Aber anders als Alberto Contador fühlte sich Ullrich durch die CAS-Entscheidung nicht ins Unglück gestürzt. Im Gegenteil: Der 38-Jährige wertete das Urteil im Vorfeld als überfällige Gelegenheit für einen Schlussstrich unter seine wechselvolle Profikarriere. Spätestens bis Freitag will sich Ullrich zum CAS-Verdikt äußern. „Die Anwälte prüfen das Urteil“, sagte Ullrich-Manager Falk Nier am Donnerstag. An seiner persönlichen Vergangenheitsbewältigung hat Ullrich mit Hilfe seiner Berater lange feilen können - das Urteil der Kammer in Lausanne war ähnlich wie im Fall Contador immer wieder verschoben worden.

Ullrich, der nach seinem Tour-Sieg 1997 zum Darling der deutschen Fans und Medien aufstieg, lebt seit Jahren in Scherzingen auf der Schweizer Seite des Bodensees und hielt bis 2006 die Schweizer Profilizenz. Swiss Cycling hatte 2010 die Ermittlungen vor dem Hintergrund der Doping-Affäre Fuentes eingestellt mit dem Hinweis auf „fehlende Disziplinargewalt“. Gegen diese Entscheidung war die UCI vor den CAS gezogen.

2010 unter Burnout gelitten

Nachdem er 2010 an einem Burnout-Leiden erkrankt war, tastete sich der Olympiasieger von Sydney unter Leitung eines neuen Managements im Vorjahr vorsichtig zurück in die Öffentlichkeit. Im Sommer zeigte er sich als Hobbyfahrer beim Ötztal-Marathon wieder im alten Metier - und wurde von den eingefleischten Fans bejubelt. Zuletzt wagte sich der frühere „Sportler des Jahres“ beim Ball des Sports in Wiesbaden auch wieder auf das große Parkett.

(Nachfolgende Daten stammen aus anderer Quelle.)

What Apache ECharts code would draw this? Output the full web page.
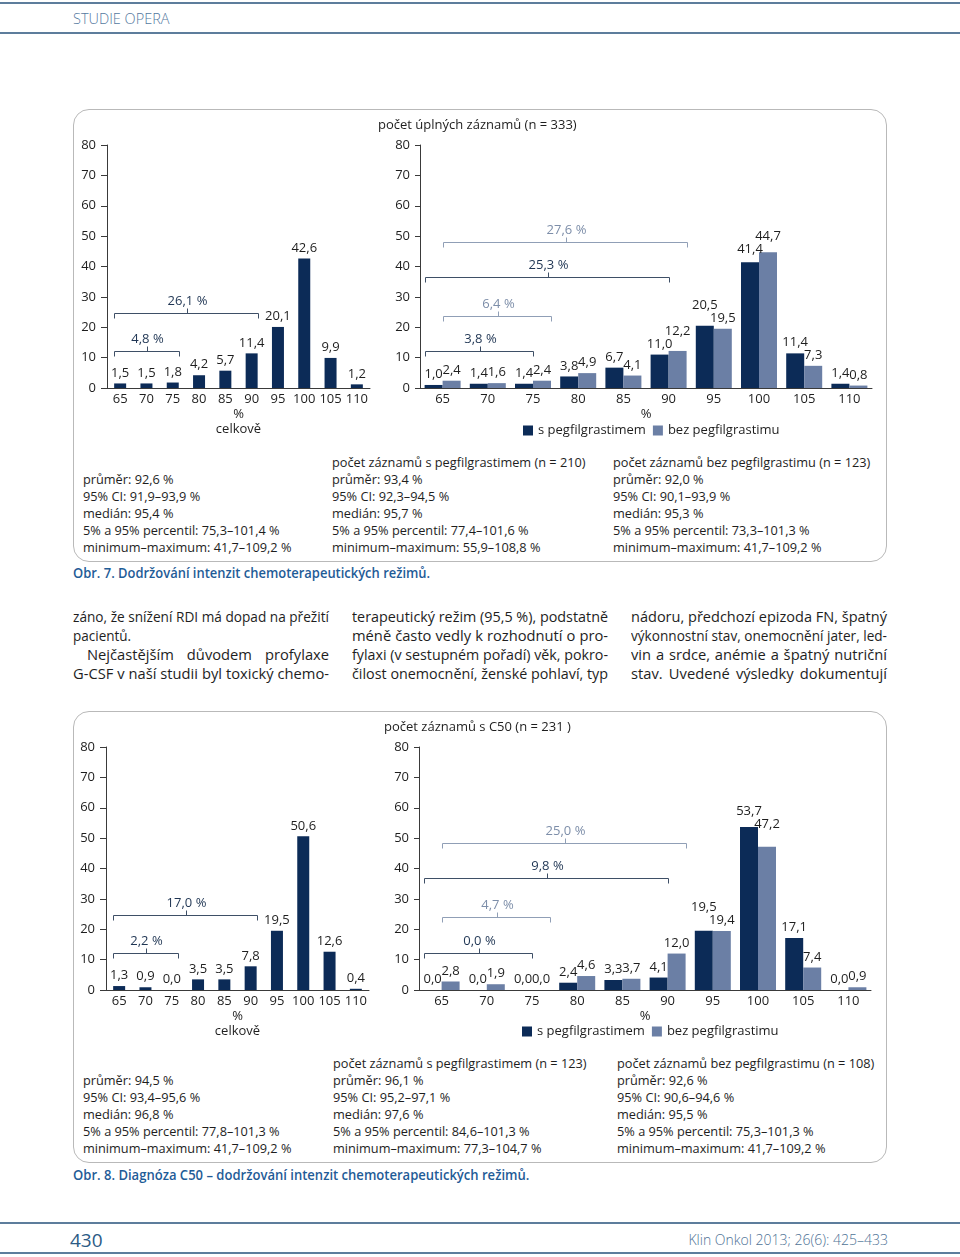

Einen Tag vor dem Urteil wirkte der Familienvater auf einem PR-Termin in Bielefeld so gelöst und locker, wie man ihn aus aktiven Zeiten nicht kannte. Bei der Präsentation hatte der Firmen-Geschäftsführer Eduard Dörrenberg die Lacher auf seiner Seite: Der Werbespruch des neuen Ullrich-Partnerunternehmens Alpecin („Doping für die Haare“) stünde in keinem Zusammenhang mit dessen Engagement, ließ er wissen.

„Für mich ist das ein Glückstag. Egal, wie es ausgeht: Ich hoffe auf ein faires Urteil“, hatte Ullrich in Bielefeld erklärt. Dort hatte er am Mittwoch angekündigt, nach dem Urteil „noch einmal Stellung zu nehmen und dann hak' ich das Thema ein für alle mal ab.“

Dass er in der Vergangenheit nicht immer alles richtig gemacht hat, weiß Ullrich selbst. „Mit Fehler meine ich, dass ich vielleicht früher hätte etwas sagen müssen“, unterstrich er bei dem PR-Termin. „Das wird sich alles aufklären.“ Er hätte sechs Jahre auf das Urteil warten müssen. „Ich habe sehr viel leiden müssen, bis hin zum Burnout. Das ist eine langwierige Geschichte, die mit dem Urteil für mich abgeschlossen ist. Der Urteilsspruch wird nichts an meiner Zukunft ändern“, hatte er am Mittwoch gesagt.